## Begin

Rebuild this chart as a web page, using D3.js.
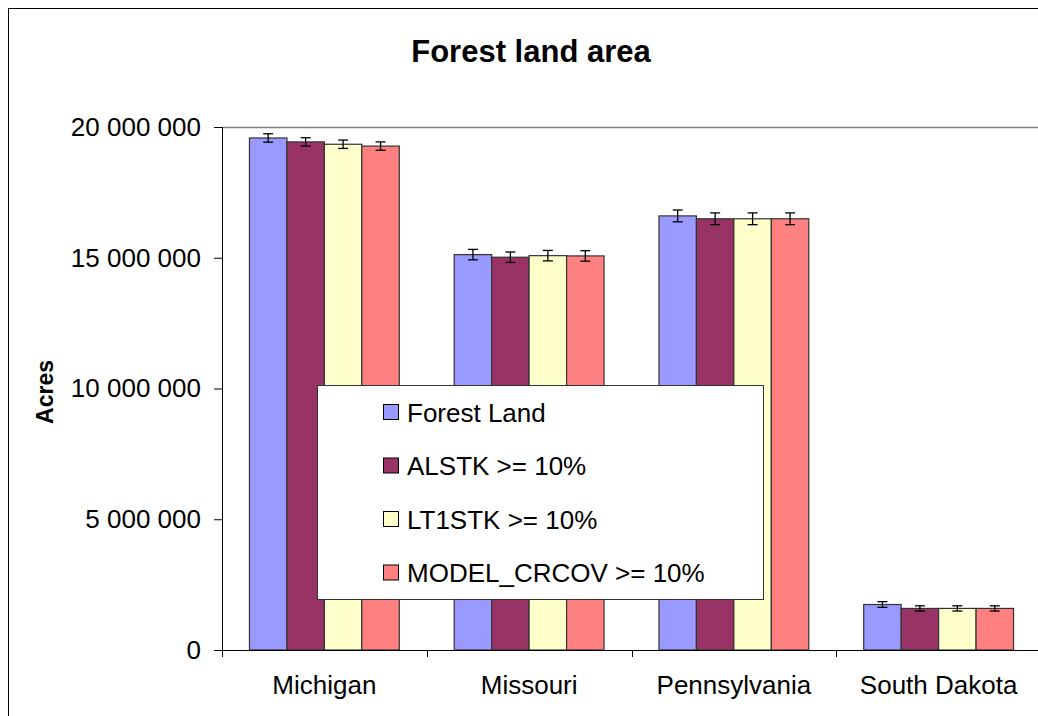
<!DOCTYPE html>
<html><head><meta charset="utf-8">
<script src="https://cdn.jsdelivr.net/npm/d3@7"></script>
<style>body{margin:0;background:#fff;}svg{display:block;font-family:"Liberation Sans",Arial,sans-serif;}</style>
</head><body>
<script>
const categories = ["Michigan","Missouri","Pennsylvania","South Dakota"];
const seriesNames = ["Forest Land","ALSTK >= 10%","LT1STK >= 10%","MODEL_CRCOV >= 10%"];
const forestLand = [19580000,15120000,16600000,1740000];
const alstk = [19430000,15020000,16490000,1590000];
const lt1stk = [19340000,15080000,16490000,1590000];
const modelCrcov = [19270000,15070000,16490000,1590000];
const errForest = [160000,200000,225000,110000];
const errAlstk = [160000,200000,225000,100000];
const errLt1 = [160000,200000,225000,100000];
const errModel = [160000,200000,225000,100000];
const yTicks = [0,5000000,10000000,15000000,20000000];
const colors = ["#9999FF","#993366","#FFFFCC","#FF8080"];

(function(){
const values = [forestLand, alstk, lt1stk, modelCrcov];
const errs = [errForest, errAlstk, errLt1, errModel];

const W = 1038, H = 716;
const svg = d3.select("body").append("svg").attr("width", W).attr("height", H);

svg.append("rect").attr("x", 8.5).attr("y", 8.5).attr("width", W + 10).attr("height", H + 10)
  .attr("fill", "#fff").attr("stroke", "#000").attr("stroke-width", 1);

const pL = 222, pR = 1041, pT = 127, pB = 650;
const x0 = d3.scaleBand().domain(categories).range([pL, pR]).paddingInner(0).paddingOuter(0);
const x1 = d3.scaleBand().domain(d3.range(4)).range([0, x0.bandwidth()]).paddingOuter(0.733).paddingInner(0);
const y = d3.scaleLinear().domain([0, 20000000]).range([pB, pT]);

svg.append("line").attr("x1", pL).attr("x2", pR).attr("y1", pT + 0.5).attr("y2", pT + 0.5)
  .attr("stroke", "#808080").attr("stroke-width", 1.5);

const g = svg.append("g");
categories.forEach((c, ci) => {
  values.forEach((s, si) => {
    const bx = x0(c) + x1(si);
    g.append("rect").attr("x", bx).attr("y", y(s[ci])).attr("width", x1.bandwidth())
      .attr("height", y(0) - y(s[ci])).attr("fill", colors[si])
      .attr("stroke", "#333").attr("stroke-width", 1.2);
  });
});
categories.forEach((c, ci) => {
  values.forEach((s, si) => {
    const cx = x0(c) + x1(si) + x1.bandwidth() / 2;
    const hi = y(s[ci] + errs[si][ci]), lo = y(s[ci] - errs[si][ci]);
    g.append("line").attr("x1", cx).attr("x2", cx).attr("y1", hi).attr("y2", lo).attr("stroke", "#000").attr("stroke-width", 1.3);
    [hi, lo].forEach(yy => g.append("line").attr("x1", cx - 5).attr("x2", cx + 5).attr("y1", yy).attr("y2", yy).attr("stroke", "#000").attr("stroke-width", 1.3));
  });
});

const fmt = v => d3.format(",")(v).replace(/,/g, " ");
const yAxis = svg.append("g").attr("transform", `translate(${pL},0)`)
  .call(d3.axisLeft(y).tickValues(yTicks).tickFormat(fmt).tickSize(8).tickPadding(13));
yAxis.select(".domain").attr("stroke", "#000").attr("d", `M0.5,${pT}V${pB}`);
yAxis.selectAll(".tick line").attr("stroke", "#000");
yAxis.selectAll("text").attr("font-size", 26).attr("fill", "#000").attr("font-family", "Liberation Sans, Arial, sans-serif");

const xAxis = svg.append("g").attr("transform", `translate(0,${pB})`)
  .call(d3.axisBottom(x0).tickSize(0).tickPadding(26));
xAxis.select(".domain").attr("stroke", "#000").attr("d", `M${pL},0.5H${pR}`);
xAxis.selectAll("text").attr("font-size", 26).attr("fill", "#000").attr("font-family", "Liberation Sans, Arial, sans-serif");
const sepTicks = categories.map(c => x0(c)).concat([pR]);
xAxis.selectAll(".sep").data(sepTicks).enter().append("line")
  .attr("x1", d => Math.round(d) + 0.5).attr("x2", d => Math.round(d) + 0.5).attr("y1", 0).attr("y2", 7).attr("stroke", "#000");

svg.append("text").attr("x", 531).attr("y", 62).attr("text-anchor", "middle")
  .attr("font-size", 31).attr("font-weight", "bold").text("Forest land area");
svg.append("text").attr("transform", "translate(53,392) rotate(-90)").attr("text-anchor", "middle")
  .attr("font-size", 23).attr("font-weight", "bold").text("Acres");

const lg = svg.append("g");
lg.append("rect").attr("x", 317.5).attr("y", 385.5).attr("width", 446).attr("height", 214)
  .attr("fill", "#fff").attr("stroke", "#333").attr("stroke-width", 1);
seriesNames.forEach((n, i) => {
  const yy = 412 + i * 53.5;
  lg.append("rect").attr("x", 383.5).attr("y", yy - 7.5).attr("width", 15).attr("height", 15)
    .attr("fill", colors[i]).attr("stroke", "#000").attr("stroke-width", 1);
  lg.append("text").attr("x", 407).attr("y", yy + 9.5).attr("font-size", 26).text(n);
});
})();
</script>
</body></html>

## End

The problem: Return all of the data exactly as written, and drop the pictures.

Exercise response:
Rebuild this chart as a web page, using D3.js.
<!DOCTYPE html>
<html><head><meta charset="utf-8">
<script src="https://cdn.jsdelivr.net/npm/d3@7"></script>
<style>body{margin:0;background:#fff;}svg{display:block;font-family:"Liberation Sans",Arial,sans-serif;}</style>
</head><body>
<script>
const categories = ["Michigan","Missouri","Pennsylvania","South Dakota"];
const seriesNames = ["Forest Land","ALSTK >= 10%","LT1STK >= 10%","MODEL_CRCOV >= 10%"];
const forestLand = [19580000,15120000,16600000,1740000];
const alstk = [19430000,15020000,16490000,1590000];
const lt1stk = [19340000,15080000,16490000,1590000];
const modelCrcov = [19270000,15070000,16490000,1590000];
const errForest = [160000,200000,225000,110000];
const errAlstk = [160000,200000,225000,100000];
const errLt1 = [160000,200000,225000,100000];
const errModel = [160000,200000,225000,100000];
const yTicks = [0,5000000,10000000,15000000,20000000];
const colors = ["#9999FF","#993366","#FFFFCC","#FF8080"];

(function(){
const values = [forestLand, alstk, lt1stk, modelCrcov];
const errs = [errForest, errAlstk, errLt1, errModel];

const W = 1038, H = 716;
const svg = d3.select("body").append("svg").attr("width", W).attr("height", H);

svg.append("rect").attr("x", 8.5).attr("y", 8.5).attr("width", W + 10).attr("height", H + 10)
  .attr("fill", "#fff").attr("stroke", "#000").attr("stroke-width", 1);

const pL = 222, pR = 1041, pT = 127, pB = 650;
const x0 = d3.scaleBand().domain(categories).range([pL, pR]).paddingInner(0).paddingOuter(0);
const x1 = d3.scaleBand().domain(d3.range(4)).range([0, x0.bandwidth()]).paddingOuter(0.733).paddingInner(0);
const y = d3.scaleLinear().domain([0, 20000000]).range([pB, pT]);

svg.append("line").attr("x1", pL).attr("x2", pR).attr("y1", pT + 0.5).attr("y2", pT + 0.5)
  .attr("stroke", "#808080").attr("stroke-width", 1.5);

const g = svg.append("g");
categories.forEach((c, ci) => {
  values.forEach((s, si) => {
    const bx = x0(c) + x1(si);
    g.append("rect").attr("x", bx).attr("y", y(s[ci])).attr("width", x1.bandwidth())
      .attr("height", y(0) - y(s[ci])).attr("fill", colors[si])
      .attr("stroke", "#333").attr("stroke-width", 1.2);
  });
});
categories.forEach((c, ci) => {
  values.forEach((s, si) => {
    const cx = x0(c) + x1(si) + x1.bandwidth() / 2;
    const hi = y(s[ci] + errs[si][ci]), lo = y(s[ci] - errs[si][ci]);
    g.append("line").attr("x1", cx).attr("x2", cx).attr("y1", hi).attr("y2", lo).attr("stroke", "#000").attr("stroke-width", 1.3);
    [hi, lo].forEach(yy => g.append("line").attr("x1", cx - 5).attr("x2", cx + 5).attr("y1", yy).attr("y2", yy).attr("stroke", "#000").attr("stroke-width", 1.3));
  });
});

const fmt = v => d3.format(",")(v).replace(/,/g, " ");
const yAxis = svg.append("g").attr("transform", `translate(${pL},0)`)
  .call(d3.axisLeft(y).tickValues(yTicks).tickFormat(fmt).tickSize(8).tickPadding(13));
yAxis.select(".domain").attr("stroke", "#000").attr("d", `M0.5,${pT}V${pB}`);
yAxis.selectAll(".tick line").attr("stroke", "#000");
yAxis.selectAll("text").attr("font-size", 26).attr("fill", "#000").attr("font-family", "Liberation Sans, Arial, sans-serif");

const xAxis = svg.append("g").attr("transform", `translate(0,${pB})`)
  .call(d3.axisBottom(x0).tickSize(0).tickPadding(26));
xAxis.select(".domain").attr("stroke", "#000").attr("d", `M${pL},0.5H${pR}`);
xAxis.selectAll("text").attr("font-size", 26).attr("fill", "#000").attr("font-family", "Liberation Sans, Arial, sans-serif");
const sepTicks = categories.map(c => x0(c)).concat([pR]);
xAxis.selectAll(".sep").data(sepTicks).enter().append("line")
  .attr("x1", d => Math.round(d) + 0.5).attr("x2", d => Math.round(d) + 0.5).attr("y1", 0).attr("y2", 7).attr("stroke", "#000");

svg.append("text").attr("x", 531).attr("y", 62).attr("text-anchor", "middle")
  .attr("font-size", 31).attr("font-weight", "bold").text("Forest land area");
svg.append("text").attr("transform", "translate(53,392) rotate(-90)").attr("text-anchor", "middle")
  .attr("font-size", 23).attr("font-weight", "bold").text("Acres");

const lg = svg.append("g");
lg.append("rect").attr("x", 317.5).attr("y", 385.5).attr("width", 446).attr("height", 214)
  .attr("fill", "#fff").attr("stroke", "#333").attr("stroke-width", 1);
seriesNames.forEach((n, i) => {
  const yy = 412 + i * 53.5;
  lg.append("rect").attr("x", 383.5).attr("y", yy - 7.5).attr("width", 15).attr("height", 15)
    .attr("fill", colors[i]).attr("stroke", "#000").attr("stroke-width", 1);
  lg.append("text").attr("x", 407).attr("y", yy + 9.5).attr("font-size", 26).text(n);
});
})();
</script>
</body></html>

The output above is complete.